He's perfect in the sense that the mass audience - primarily adolescent girls - decided he was a "Hunk", and therefore could be marketed as one. IF the person fit the visual description perfectly, acted perfectly, except had very little physical appeal to the adolescent girls, he most certainly would not have been accepted.
In truth, the books try, it would seem, to sell sex, yet at the same time, to sell religion. So in truth, we can interpret them, on a scale, to hypersexualize female identity, which isn't really a bad thing, in the sense that it is natural, and a form of feminist resistance to certain forms of Victorian patriarchy, yet at the same time, to subvert the female as following the whim of the powerful, hunky, male, and ultimately denying a real sexual identity until marriage, at which point, the bildungsroman, and the sexual awakening in the earlier books, it would seem, would revert back to a place of mother/wife, instead of lover/adolescent. In a sense, Edward it would seem is the archetypal romance novel hero, in the sense that he is a) powerful (perhaps a substitution for the usual "rich"), b) good looking, c) goes after the virgin, d) waits for marriage, and e) still enforces himself in a dominating position within the relationship. Edward is the provider and the muscle - he is in control, and ultimately, he is fulfilling a pretty mediocre fantasy which does nothing. Of course, the bulk of readers here aren't naive 14 year olds, so they ultimately see passed this sort of anti-feminist, highly religious dupe (which seems to try and override everything in the past 50 years the mothers of such readers struggled for) yet for the average reader, whose shelf consists of The Potters, Twilight, Stephen King, and some Sabrina the Teenage Witch books (those were the pulp in my day, I don't know what young girls read in terms of junk fiction today, as it seems to change as quickly as pop celebrities), I think there may be a problem, in terms of context. The books are highly politicized, as almost all books are highly political, except these ones, from my perspective, serve a rather harmful political cause, and ultimately aim to "reinstate" certain values meanwhile silencing others, and doing nothing to empower, or even educate properly these young readers. Keep in mind, the goal of the text ultimately is to serve as a morality tale, except the morality is so out of whack that it's almost ridiculous.
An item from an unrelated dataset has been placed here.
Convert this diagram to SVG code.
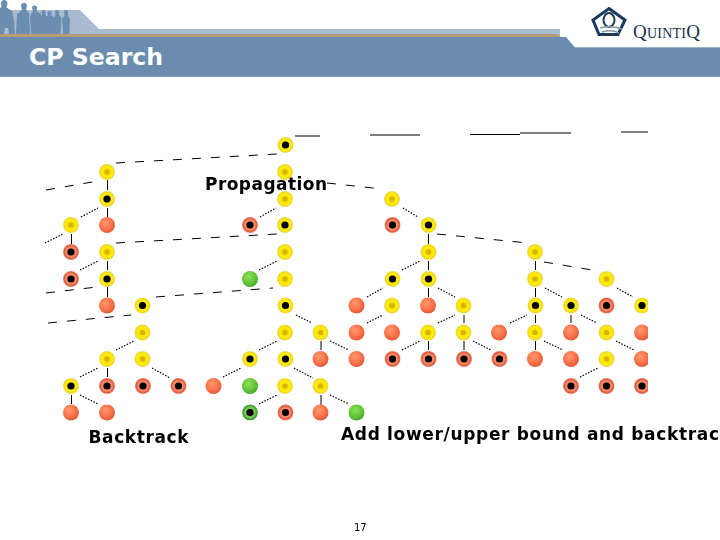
<svg xmlns="http://www.w3.org/2000/svg" width="720" height="540" viewBox="0 0 720 540">
<style>
.s{stroke:#000;stroke-width:1;fill:none}
.o{stroke:#000;stroke-width:1.2;fill:none;stroke-dasharray:1.5 1.5}
.d{stroke:#000;stroke-width:1;fill:none;stroke-dasharray:9 10}
.t{font-family:"DejaVu Sans",Verdana,sans-serif;font-weight:bold;fill:#000;font-size:17px}
.p{fill:#6b8db0}
</style>
<defs>
<radialGradient id="gy" cx="50%" cy="50%" r="50%"><stop offset="0" stop-color="#e8c800"/><stop offset=".3" stop-color="#f5dc00"/><stop offset=".65" stop-color="#ffee10"/><stop offset=".88" stop-color="#f0d820"/><stop offset="1" stop-color="#efe070"/></radialGradient>
<radialGradient id="gr" cx="40%" cy="35%" r="70%"><stop offset="0" stop-color="#ff9a70"/><stop offset=".6" stop-color="#fb7048"/><stop offset="1" stop-color="#d85a3a"/></radialGradient>
<radialGradient id="grb" cx="50%" cy="50%" r="50%"><stop offset="0" stop-color="#ff7a50"/><stop offset=".6" stop-color="#f88a68"/><stop offset=".85" stop-color="#de5c40"/><stop offset="1" stop-color="#e89078"/></radialGradient>
<radialGradient id="gg" cx="42%" cy="35%" r="70%"><stop offset="0" stop-color="#8ee25a"/><stop offset=".6" stop-color="#62c53a"/><stop offset="1" stop-color="#3f9f28"/></radialGradient>
<radialGradient id="ggb" cx="50%" cy="50%" r="50%"><stop offset="0" stop-color="#60c038"/><stop offset=".65" stop-color="#74c858"/><stop offset=".88" stop-color="#3f9a30"/><stop offset="1" stop-color="#78b868"/></radialGradient>
<filter id="b" x="-5%" y="-5%" width="110%" height="110%"><feGaussianBlur stdDeviation="0.35"/></filter>
<g id="y"><circle r="8" fill="url(#gy)"/><circle r="2.6" fill="#d8b400"/></g>
<g id="yb"><circle r="8" fill="url(#gy)"/><circle r="3.6" fill="#000"/></g>
<g id="r"><circle r="8" fill="url(#gr)"/></g>
<g id="rb"><circle r="8" fill="url(#grb)"/><circle r="3.6" fill="#000"/></g>
<g id="g"><circle r="8" fill="url(#gg)"/></g>
<g id="gb"><circle r="8" fill="url(#ggb)"/><circle r="3.6" fill="#000"/></g>
<clipPath id="c"><rect x="0" y="100" width="648" height="340"/></clipPath>
</defs>
<rect width="720" height="540" fill="#fff"/>
<g id="header">
<path d="M0 10H80L99 29H560V47L575 47.500H720V77H0Z" fill="#a9bbd0"/>
<path d="M0 37H566L575 47.500H720V77H0Z" fill="#6b8cae"/>
<path d="M0 34H558L561 37H0Z" fill="#b59c76"/>
<rect y="76" width="720" height="1" fill="#7f9ab5"/>
<g id="people" class="p">
<path d="M1 3.500Q1 0 4 0Q7.500 0 7.500 3.500L6.500 7.500L12 11L14 20L15 34H9L8 28H5L4 34H0V8L1.500 7Z"/>
<path d="M21 6Q21 3 24 3Q27 3 27 6L26 10L29 13L30 34H16L17 14L22 10Z"/>
<path d="M32 8Q32 5.500 34.500 5.500Q37 5.500 37 8L36.500 11L41 14L43 34H31L30 16L33 11Z"/>
<path d="M41.500 12Q41.500 10 43.500 10Q45.500 10 45.500 12L45.500 15L47.500 18L48 34H40L40 17L42 15Z"/>
<path d="M47.500 13Q47.500 11 49.500 11Q51.500 11 51.500 13L51.500 15L54.500 18L55 34H45L45.500 18L48 15Z"/>
<path d="M55 12Q55 10 57 10Q59 10 59 12L59 15L61.500 18L60.500 34H54L53.500 18L55.500 15Z"/>
<path d="M64 12Q64 10 66 10Q68 10 68 12L68 15.500L70 19L69.500 34H63L62 19L64.500 15.500Z"/>
</g>
<g id="logo">
<path d="M609 8.500L625 20L618 34.500H599L593 20Z" fill="#fff" stroke="#1c3a5e" stroke-width="3"/>
<ellipse cx="609" cy="20" rx="5.500" ry="7" fill="none" stroke="#1c3a5e" stroke-width="2"/>
<path d="M600 28Q610 25 622 29M602 32Q612 29 619 33" fill="none" stroke="#8a98a8" stroke-width="1.500"/>
<text x="633" y="38" font-family="'Liberation Serif',serif" font-size="14" fill="#16304f" textLength="67"><tspan font-size="19">Q</tspan>UINTI<tspan font-size="19">Q</tspan></text>
</g>
<text x="29" y="65" font-family="'DejaVu Sans',Verdana,sans-serif" font-weight="bold" font-size="23" fill="#fff" textLength="134" lengthAdjust="spacingAndGlyphs">CP Search</text>
</g>
<g id="connectors">
<path class="s" d="M295 136H320M370 135H420M470 134.500H520M520 133H571M621 132H648"/>
<path class="s" d="M71.500 234V244M71.500 395V404M107.500 180V190M107.500 208V217M107.500 261V270M107.500 287V297M107.500 368V377M321 341V350M321 395V405M428.500 234V244M428.500 261V270M428.500 288V297M428.500 341V350M464 315V323M464 341V350M535.500 261V270M535.500 288V297M535.500 315V323M535.500 341V350M571 315V323"/>
<path class="d" d="M116 163L277 154M46 190L98 181M116 243L277 234M46 293L97 287M156 297L273 288M48 323L131 315M327 183L382 189M437 234L528 243M544 262L598 271"/>
<path class="o" d="M81 217L98 208M45 243L63 234M80 270L98 261M116 350L134 341M80 377L98 368M152 368L170 378M80 395L98 404M223 377L241 368M260 217L276 208M403 208L418 217M402 270L420 261M259 270L277 261M367 297L383 288M367 323L383 315M438 288L455 297M438 323L455 315M473 341L491 350M296 315L312 323M330 341L349 350M259 350L277 341M294 368L313 378M259 404L277 395M330 395L349 404M402 350L420 341M510 323L527 315M545 288L562 297M544 341L563 350M581 315L597 323M617 288L633 297M616 341L634 350M580 377L598 368"/>
</g>
<g id="nodes" clip-path="url(#c)"><g filter="url(#b)">
<g id="n1"><use href="#yb" x="285.500" y="145"/></g>
<g id="n2"><use href="#y" x="107" y="172"/></g>
<g id="n3"><use href="#y" x="285" y="172"/></g>
<g id="n4"><use href="#yb" x="107" y="199"/></g>
<g id="n5"><use href="#y" x="285" y="199"/></g>
<g id="n6"><use href="#y" x="392" y="199"/></g>
<g id="n7"><use href="#y" x="71" y="225"/></g>
<g id="n8"><use href="#r" x="107" y="225"/></g>
<g id="n9"><use href="#rb" x="250" y="225"/></g>
<g id="n10"><use href="#yb" x="285" y="225"/></g>
<g id="n11"><use href="#rb" x="392.500" y="225"/></g>
<g id="n12"><use href="#yb" x="428.500" y="225"/></g>
<g id="n13"><use href="#rb" x="71" y="252"/></g>
<g id="n14"><use href="#y" x="107" y="252"/></g>
<g id="n15"><use href="#y" x="285" y="252"/></g>
<g id="n16"><use href="#y" x="428.500" y="252"/></g>
<g id="n17"><use href="#y" x="535" y="252"/></g>
<g id="n18"><use href="#rb" x="71" y="279"/></g>
<g id="n19"><use href="#yb" x="107" y="279"/></g>
<g id="n20"><use href="#g" x="250" y="279"/></g>
<g id="n21"><use href="#y" x="285" y="279"/></g>
<g id="n22"><use href="#yb" x="392.500" y="279"/></g>
<g id="n23"><use href="#yb" x="428.500" y="279"/></g>
<g id="n24"><use href="#y" x="535" y="279"/></g>
<g id="n25"><use href="#y" x="606.500" y="279"/></g>
<g id="n26"><use href="#r" x="107" y="305.500"/></g>
<g id="n27"><use href="#yb" x="142.500" y="305.500"/></g>
<g id="n28"><use href="#yb" x="285.500" y="305.500"/></g>
<g id="n29"><use href="#r" x="356.500" y="305.500"/></g>
<g id="n30"><use href="#y" x="392" y="305.500"/></g>
<g id="n31"><use href="#r" x="428" y="305.500"/></g>
<g id="n32"><use href="#y" x="463.500" y="305.500"/></g>
<g id="n33"><use href="#yb" x="535.500" y="305.500"/></g>
<g id="n34"><use href="#yb" x="571" y="305.500"/></g>
<g id="n35"><use href="#rb" x="606.500" y="305.500"/></g>
<g id="n36"><use href="#yb" x="642" y="305.500"/></g>
<g id="n37"><use href="#y" x="142.500" y="332.500"/></g>
<g id="n38"><use href="#y" x="285" y="332.500"/></g>
<g id="n39"><use href="#y" x="320.500" y="332.500"/></g>
<g id="n40"><use href="#r" x="356.500" y="332.500"/></g>
<g id="n41"><use href="#r" x="392" y="332.500"/></g>
<g id="n42"><use href="#y" x="428" y="332.500"/></g>
<g id="n43"><use href="#y" x="463.500" y="332.500"/></g>
<g id="n44"><use href="#r" x="499" y="332.500"/></g>
<g id="n45"><use href="#y" x="535" y="332.500"/></g>
<g id="n46"><use href="#r" x="571" y="332.500"/></g>
<g id="n47"><use href="#y" x="606.500" y="332.500"/></g>
<g id="n48"><use href="#r" x="642" y="332.500"/></g>
<g id="n49"><use href="#y" x="107" y="359"/></g>
<g id="n50"><use href="#y" x="142.500" y="359"/></g>
<g id="n51"><use href="#yb" x="250" y="359"/></g>
<g id="n52"><use href="#yb" x="285.500" y="359"/></g>
<g id="n53"><use href="#r" x="320.500" y="359"/></g>
<g id="n54"><use href="#r" x="356.500" y="359"/></g>
<g id="n55"><use href="#rb" x="392.500" y="359"/></g>
<g id="n56"><use href="#rb" x="428.500" y="359"/></g>
<g id="n57"><use href="#rb" x="464" y="359"/></g>
<g id="n58"><use href="#rb" x="499.500" y="359"/></g>
<g id="n59"><use href="#r" x="535" y="359"/></g>
<g id="n60"><use href="#r" x="571" y="359"/></g>
<g id="n61"><use href="#y" x="606.500" y="359"/></g>
<g id="n62"><use href="#r" x="642" y="359"/></g>
<g id="n63"><use href="#yb" x="71" y="386"/></g>
<g id="n64"><use href="#rb" x="107" y="386"/></g>
<g id="n65"><use href="#rb" x="143" y="386"/></g>
<g id="n66"><use href="#rb" x="178.500" y="386"/></g>
<g id="n67"><use href="#r" x="213.500" y="386"/></g>
<g id="n68"><use href="#g" x="250" y="386"/></g>
<g id="n69"><use href="#y" x="285" y="386"/></g>
<g id="n70"><use href="#y" x="320.500" y="386"/></g>
<g id="n71"><use href="#rb" x="571" y="386"/></g>
<g id="n72"><use href="#rb" x="606.500" y="386"/></g>
<g id="n73"><use href="#rb" x="642" y="386"/></g>
<g id="n74"><use href="#r" x="71" y="412.500"/></g>
<g id="n75"><use href="#r" x="107" y="412.500"/></g>
<g id="n76"><use href="#gb" x="250" y="412.500"/></g>
<g id="n77"><use href="#rb" x="285.500" y="412.500"/></g>
<g id="n78"><use href="#r" x="320.500" y="412.500"/></g>
<g id="n79"><use href="#g" x="356.500" y="412.500"/></g>
</g></g>
<text class="t" x="205" y="190" textLength="122">Propagation</text>
<text class="t" x="88.500" y="443" textLength="100">Backtrack</text>
<text class="t" x="341" y="440" textLength="378">Add lower/upper bound and backtrac</text>
<text x="354" y="531" font-family="'DejaVu Sans',Verdana,sans-serif" font-size="10" fill="#000">17</text>
</svg>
It's a shame really. The late 80s and 90s young adult novels had so much potential; one likes to think of Tamora Pierce, Monica Hughes, Judy Blume, Mercedes Lackey, amongst others. It seems now though, that instead of just banning books that offer a sense of progression, they started writing and promoting them. In essence, Meyer's publishers most definitely read into the contexts and politics of the book - I'm sure almost every publisher writing for that age group, if they are doing a mass printing will do so - and really, it must have been planned, well out in advance, that this would be the voice of the new Young Female, in the sense that Hillary Duff, and then this new Hannah Montana were planned, planted, promoted, and sold, and eventually will be killed all by their publicists.
In essence, Twilight is the Narnia of America, though aimed at an age bracket 2-3 years older (probably because Lewis' readership could read better, though perhaps not tackle mature themes). The religious elements seem, instead of being Catholic/European to instead be the political elements that dominate concepts of religion in the states; Abortion, feminism, pre-marital sex, the family/marriage, and ultimately teen relationships, and the lives of the youth, as they are, in culture and in the book, perceived by a conservative audience as both a) innocent angels who can be corrupted, and b) contradictorily as demonic misfits who have degraded from their previous generations because of the influence of sex, drugs, and liberalism, and education.